Others simply do not understand the new rules that govern tobacco. Tobacco quota has long been considered among the most valuable assets in rural North Carolina. Many families paid the bills by renting their quota to farmers. Now, some are reluctant to part with it.
"There are some people out there who own a quota who say they’re just not going to do it, they’re going to keep their quota," said Keith Parrish, a Harnett County tobacco farmer and head of the National Tobacco Growers Association. "They don’t understand that the quota system is gone. We have no options. It’s either sign up and get the money, or don’t sign up and don’t get anything."

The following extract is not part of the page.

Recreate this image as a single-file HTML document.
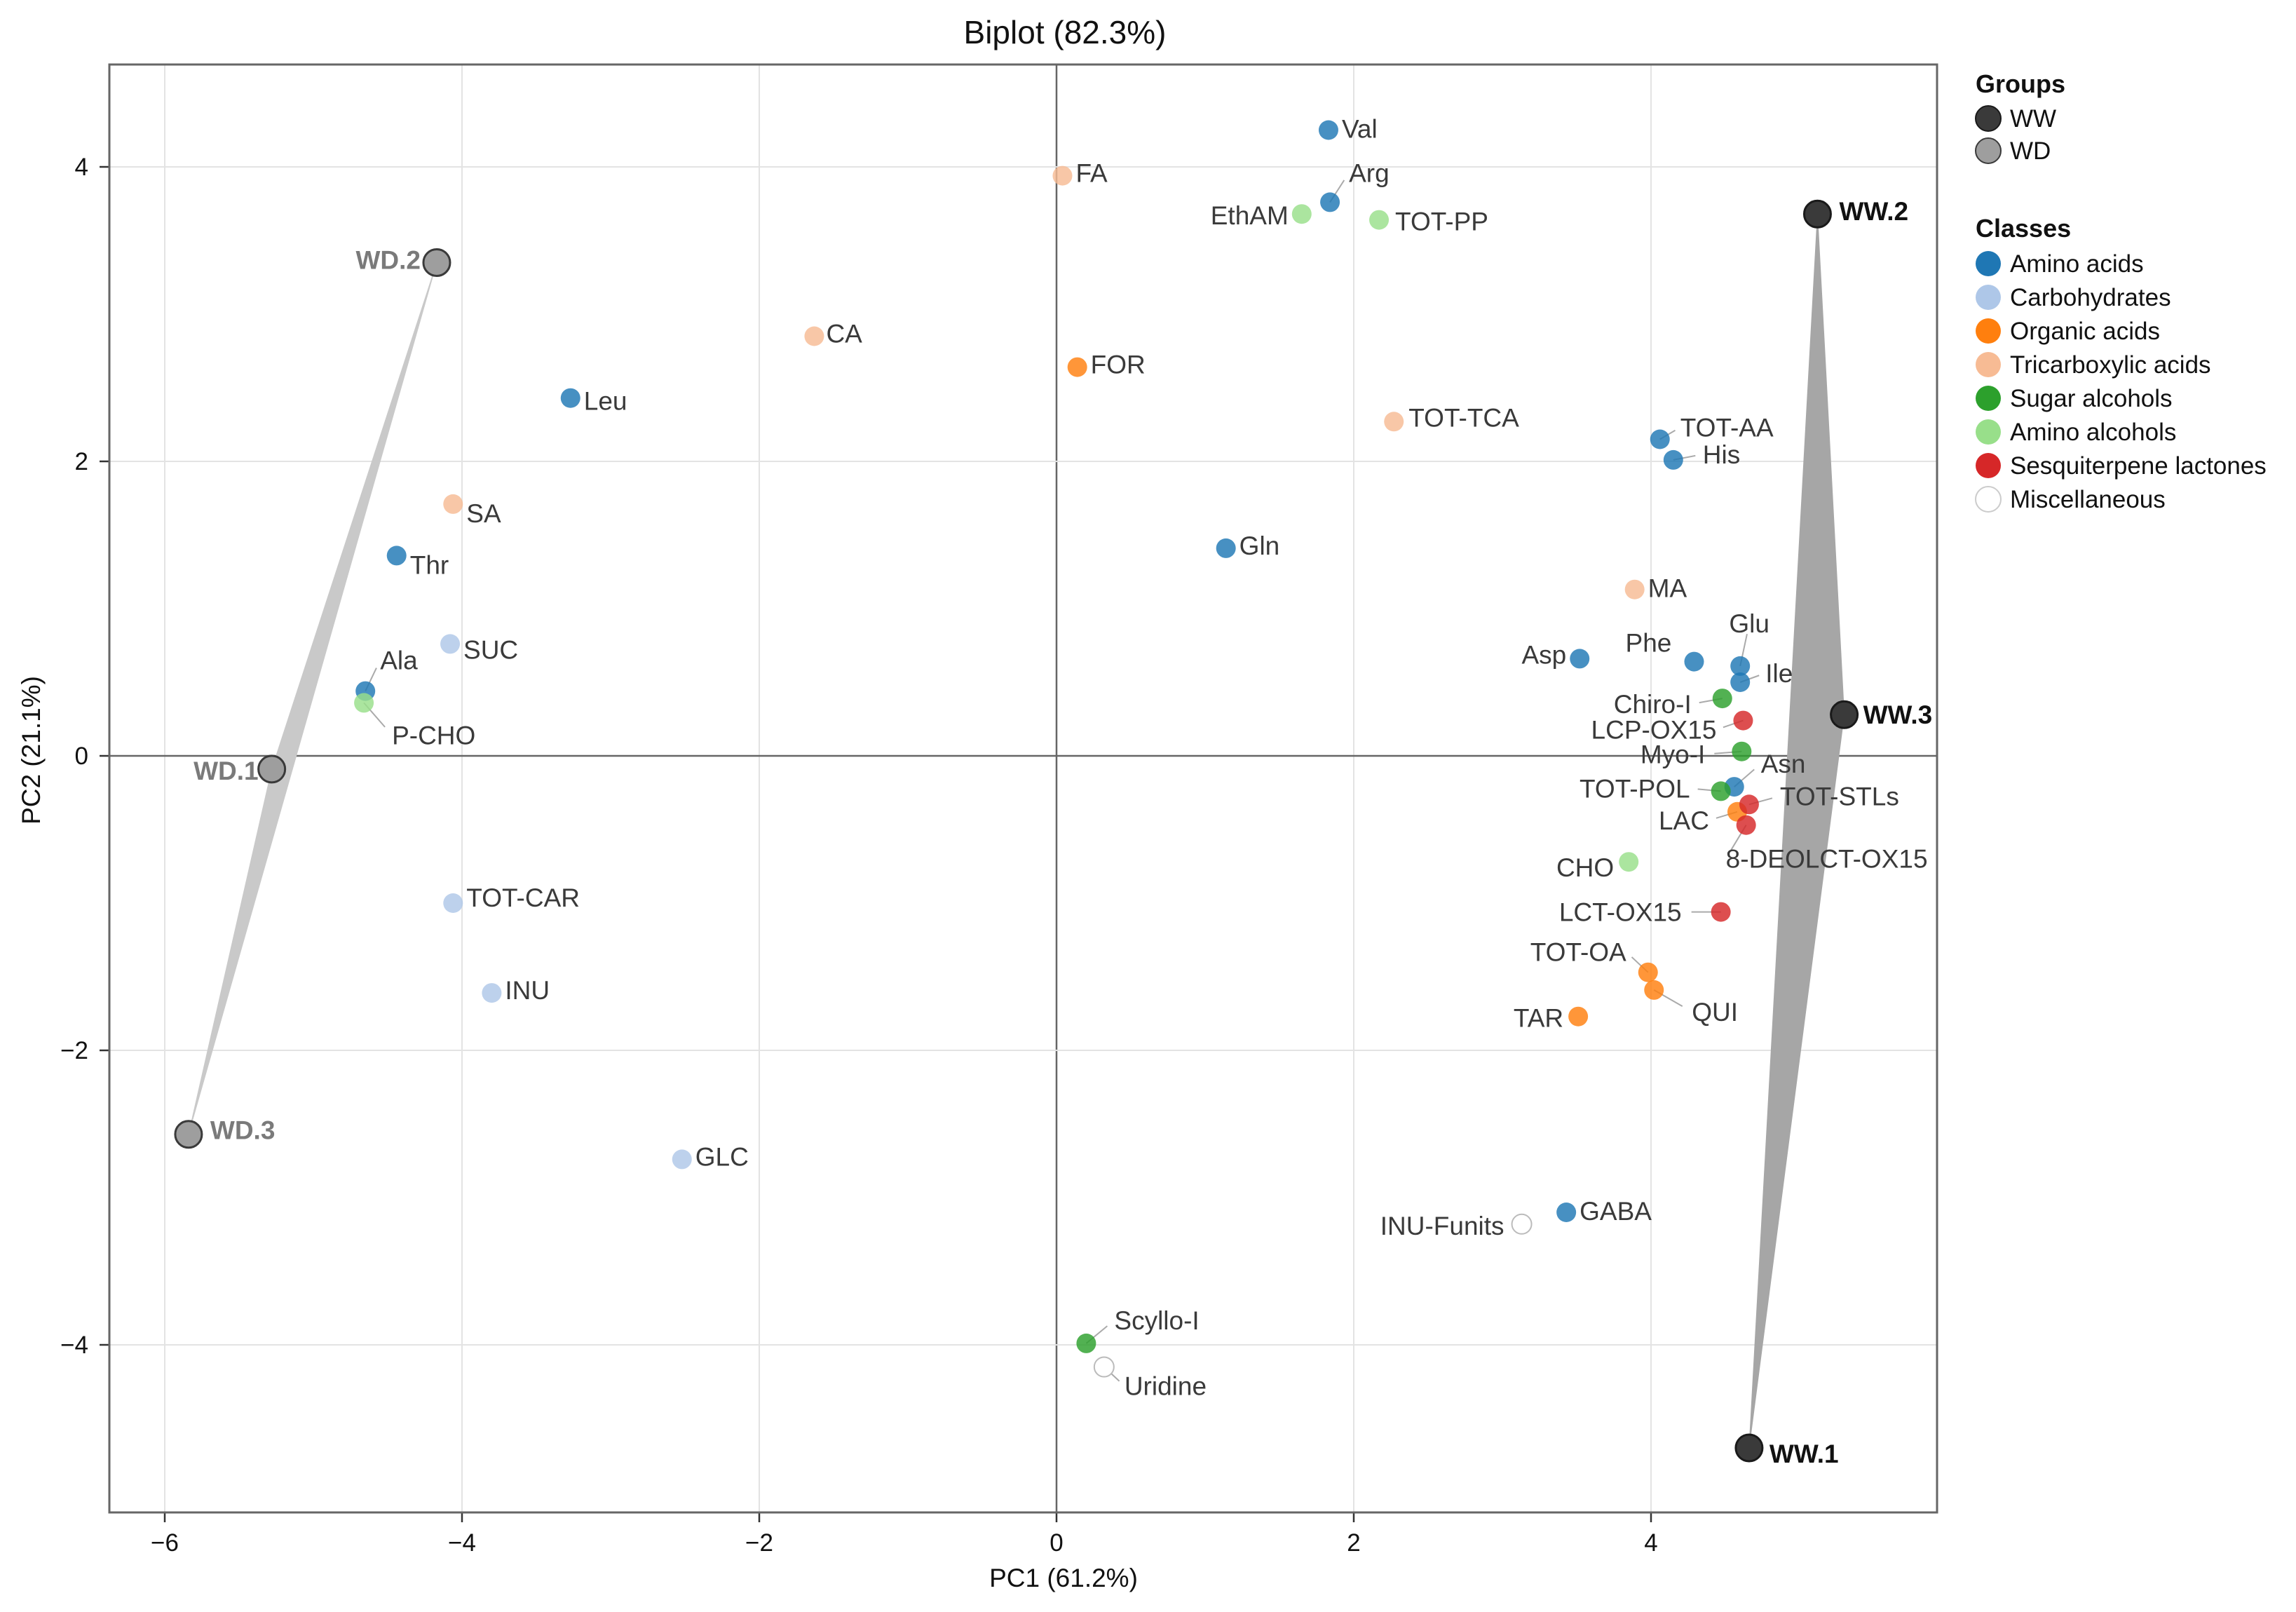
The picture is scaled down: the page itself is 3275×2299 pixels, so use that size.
<!DOCTYPE html>
<html><head><meta charset="utf-8"><style>
html,body{margin:0;padding:0;background:#fff}
svg{display:block;font-family:"Liberation Sans",Arial,sans-serif}
</style></head><body>
<svg id="chart" width="3275" height="2299" viewBox="0 0 3275 2299" xmlns="http://www.w3.org/2000/svg">
<text x="1519" y="62" font-size="46" text-anchor="middle" fill="#111">Biplot (82.3%)</text>
<text x="1517" y="2263" font-size="37" text-anchor="middle" fill="#111">PC1 (61.2%)</text>
<text x="0" y="0" font-size="37" text-anchor="middle" fill="#111" transform="translate(57,1070) rotate(-90)">PC2 (21.1%)</text>
<g id="grid"></g>
<g id="hulls"></g>
<g id="leaders"></g>
<g id="points"></g>
<g id="groups"></g>
<g id="axes"></g>
<g id="legend"></g>
</svg>
<script>
const xTicks = [-6, -4, -2, 0, 2, 4];
const yTicks = [-4, -2, 0, 2, 4];
const classNames = ["Amino acids","Carbohydrates","Organic acids","Tricarboxylic acids","Sugar alcohols","Amino alcohols","Sesquiterpene lactones","Miscellaneous"];
const classColors = ["#1f77b4","#aec7e8","#ff7f0e","#f7bb94","#2ca02c","#98df8a","#d62728","#ffffff"];
const varNames = ["Val","Arg","FA","EthAM","TOT-PP","CA","FOR","Leu","TOT-TCA","TOT-AA","His","SA","Thr","Gln","MA","SUC","Asp","Phe","Glu","Ile","Ala","P-CHO","Chiro-I","LCP-OX15","Myo-I","Asn","TOT-POL","LAC","TOT-STLs","8-DEOLCT-OX15","CHO","LCT-OX15","TOT-OA","QUI","TAR","TOT-CAR","INU","GLC","GABA","INU-Funits","Scyllo-I","Uridine"];
const varPC1 = [1.83,1.84,0.04,1.65,2.17,-1.63,0.14,-3.27,2.27,4.06,4.15,-4.06,-4.44,1.14,3.89,-4.08,3.52,4.29,4.60,4.60,-4.65,-4.66,4.48,4.62,4.61,4.56,4.47,4.58,4.66,4.64,3.85,4.47,3.98,4.02,3.51,-4.06,-3.80,-2.52,3.43,3.13,0.20,0.32];
const varPC2 = [4.25,3.76,3.94,3.68,3.64,2.85,2.64,2.43,2.27,2.15,2.01,1.71,1.36,1.41,1.13,0.76,0.66,0.64,0.61,0.50,0.44,0.36,0.39,0.24,0.03,-0.21,-0.24,-0.38,-0.33,-0.47,-0.72,-1.06,-1.47,-1.59,-1.77,-1.00,-1.61,-2.74,-3.10,-3.18,-3.99,-4.15];
const varClass = [0,0,3,5,5,3,2,0,3,0,0,3,0,0,3,1,0,0,0,0,0,5,4,6,4,0,4,2,6,6,5,6,2,2,2,1,1,1,0,7,4,7];
const groupNames = ["WW.1","WW.2","WW.3","WD.1","WD.2","WD.3"];
const groupPC1 = [4.66,5.12,5.30,-5.28,-4.17,-5.84];
const groupPC2 = [-4.70,3.68,0.28,-0.09,3.35,-2.57];
const groupType = ["WW","WW","WW","WD","WD","WD"];

// label placement (pixel offsets from point; layout only)
const lab = {
"Val":[19,-2,"start",0],"Arg":[27,-42,"start",1],"FA":[19,-4,"start",0],"EthAM":[-19,2,"end",0],"TOT-PP":[23,2,"start",0],
"CA":[17,-4,"start",0],"FOR":[19,-4,"start",0],"Leu":[19,4,"start",0],"TOT-TCA":[21,-6,"start",0],"TOT-AA":[29,-17,"start",1],
"His":[42,-8,"start",1],"SA":[19,13,"start",0],"Thr":[19,13,"start",0],"Gln":[19,-4,"start",0],"MA":[19,-2,"start",0],
"SUC":[19,8,"start",0],"Asp":[-19,-6,"end",0],"Phe":[-65,-27,"middle",0],"Glu":[13,-61,"middle",1],"Ile":[36,-13,"start",1],
"Ala":[21,-44,"start",1],"P-CHO":[40,46,"start",1],"Chiro-I":[-44,8,"end",1],"LCP-OX15":[-38,13,"end",1],"Myo-I":[-52,4,"end",1],
"Asn":[38,-33,"start",1],"TOT-POL":[-44,-4,"end",1],"LAC":[-40,12,"end",1],"TOT-STLs":[44,-12,"start",1],"8-DEOLCT-OX15":[-29,48,"start",1],
"CHO":[-21,8,"end",0],"LCT-OX15":[-56,0,"end",1],"TOT-OA":[-31,-29,"end",1],"QUI":[54,31,"start",1],"TAR":[-21,2,"end",0],
"TOT-CAR":[19,-8,"start",0],"INU":[19,-4,"start",0],"GLC":[19,-4,"start",0],"GABA":[19,-2,"start",0],"INU-Funits":[-25,2,"end",0],
"Scyllo-I":[40,-33,"start",1],"Uridine":[29,27,"start",1]};
const glab = {"WW.1":[29,8,"start"],"WW.2":[31,-4,"start"],"WW.3":[27,0,"start"],"WD.1":[-19,2,"end"],"WD.2":[-23,-4,"end"],"WD.3":[31,-6,"start"]};

const NS = "http://www.w3.org/2000/svg";
const L = 156, R = 2763, T = 92, B = 2157;
const X = v => 1507 + v * 212;
const Y = v => 1078 - v * 210;
function mk(tag, attrs, parent) {
  const e = document.createElementNS(NS, tag);
  for (const k in attrs) e.setAttribute(k, attrs[k]);
  parent.appendChild(e);
  return e;
}
const grid = document.getElementById('grid');
const axes = document.getElementById('axes');
xTicks.forEach(t => {
  const g = mk('line', {x1: X(t), x2: X(t), y1: T, y2: B, stroke: t === 0 ? '#666' : '#e3e3e3', 'stroke-width': t === 0 ? 2.5 : 2}, grid);
  
  
  const tk = mk('line', {x1: X(t), x2: X(t), y1: B, y2: B + 14, stroke: '#333', 'stroke-width': 2.5}, axes);
  
  
  const tx = mk('text', {x: X(t), y: 2212, 'font-size': 35, 'text-anchor': 'middle', fill: '#111'}, axes);
  tx.textContent = t < 0 ? '\u2212' + (-t) : String(t);
  
  
});
yTicks.forEach(t => {
  const g = mk('line', {x1: L, x2: R, y1: Y(t), y2: Y(t), stroke: t === 0 ? '#666' : '#e3e3e3', 'stroke-width': t === 0 ? 2.5 : 2}, grid);
  
  
  const tk = mk('line', {x1: L - 14, x2: L, y1: Y(t), y2: Y(t), stroke: '#333', 'stroke-width': 2.5}, axes);
  
  
  const tx = mk('text', {x: 126, y: Y(t) + 12, 'font-size': 35, 'text-anchor': 'end', fill: '#111'}, axes);
  tx.textContent = t < 0 ? '\u2212' + (-t) : String(t);
  
  
});
const frame = mk('rect', {x: L, y: T, width: R - L, height: B - T, fill: 'none', stroke: '#666', 'stroke-width': 3}, axes);



// hulls
const hulls = document.getElementById('hulls');
[['WW', '#a6a6a6'], ['WD', '#c9c9c9']].forEach(([gname, col]) => {
  const pts = [];
  groupNames.forEach((n, i) => { if (groupType[i] === gname) pts.push(X(groupPC1[i]) + ',' + Y(groupPC2[i])); });
  const p = mk('polygon', {points: pts.join(' '), fill: col, stroke: col, 'stroke-width': 1}, hulls);
  
  
});

// variables
const leaders = document.getElementById('leaders');
const pts = document.getElementById('points');
varNames.forEach((n, i) => {
  const cx = X(varPC1[i]), cy = Y(varPC2[i]);
  const o = lab[n] || [19, 0, 'start', 0];
  if (o[3]) {
    const ln = mk('line', {x1: cx, y1: cy, x2: cx + o[0] * 0.75, y2: cy + o[1] * 0.75, stroke: '#aaa', 'stroke-width': 2}, leaders);
    
    
  }
  const c = classColors[varClass[i]];
  const misc = varClass[i] === 7;
  const dot = mk('circle', {cx: cx, cy: cy, r: 14, fill: c, 'fill-opacity': misc ? 1 : 0.82, stroke: misc ? '#bbb' : 'none', 'stroke-width': 2}, pts);
  
  
  const t = mk('text', {x: cx + o[0], y: cy + o[1] + 13, 'font-size': 37, 'text-anchor': o[2], fill: '#3a3a3a'}, pts);
  t.textContent = n;
  
  
});

// groups
const gg = document.getElementById('groups');
groupNames.forEach((n, i) => {
  const cx = X(groupPC1[i]), cy = Y(groupPC2[i]);
  const ww = groupType[i] === 'WW';
  const c = mk('circle', {cx: cx, cy: cy, r: 19, fill: ww ? '#3a3a3a' : '#9e9e9e', stroke: ww ? '#1a1a1a' : '#3a3a3a', 'stroke-width': 3}, gg);
  
  
  const o = glab[n];
  const t = mk('text', {x: cx + o[0], y: cy + o[1] + 13, 'font-size': 37, 'font-weight': 'bold', 'text-anchor': o[2], fill: ww ? '#111' : '#7a7a7a'}, gg);
  t.textContent = n;
  
  
});

// legend
const lg = document.getElementById('legend');
function ltitle(txt, y) {
  const t = mk('text', {x: 2818, y: y, 'font-size': 36, 'font-weight': 'bold', fill: '#111'}, lg);
  t.textContent = txt;
  
  
}
function lentry(txt, y, fill, stroke) {
  const c = mk('circle', {cx: 2836, cy: y, r: 18, fill: fill, stroke: stroke, 'stroke-width': 2}, lg);
  
  
  const t = mk('text', {x: 2867, y: y + 12, 'font-size': 35, fill: '#111'}, lg);
  t.textContent = txt;
  
  
}
ltitle('Groups', 132);
lentry('WW', 169, '#3a3a3a', '#1a1a1a');
lentry('WD', 215, '#9e9e9e', '#3a3a3a');
ltitle('Classes', 338);
classNames.forEach((n, i) => {
  lentry(n, 376 + i * 48, classColors[i], i === 7 ? '#ccc' : 'none');
});
</script>
</body></html>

Farm Service Agency officials say they have done everything possible to alert people to the signup. They took out ads in newspapers and magazines, broadcast radio spots, posted information in local gathering spots, held town hall meetings, started a toll-free hotline and created a Web site. They also sent out letters to everyone in their database of farmers and quota holders.
Farmers had to have current information on file with the agency to sell their tobacco each year, so it is almost certain that they were contacted. But some quota holders — many of whom inherited their quota and some of whom live in other states — may not have kept the agency informed about changes in ownership.
Agriculture Commissioner Steve Troxler said he learned that lesson when he served on a board that was charged with sending out tobacco settlement payments to every tobacco farmer and quota holder in the country. He said it took his board years to track down all the people who were entitled to checks. And each year brought changes as people died and heirs took ownership.
"Some of these people are hard to find," Troxler said. "Some are out of state. Some are involved in estates that might have 10 or 15 people. It was a painstaking process."
Concerned that those people will get left out of the buyout, Troxler was among several state officials who sent a letter last week to everyone in the settlement payment database, encouraging them to sign up.
Sandy McKinnon, a Robeson County farmer and quota holder, said he signed up for his money weeks ago. He said all his neighbors and friends did, too. It was a trial for some of his family members who own quota but live out of state.
But he said the promise of checks is enough to get most people to the Farm Service Agency office, no matter how long the drive.
"They’ll find a way," McKinnon said.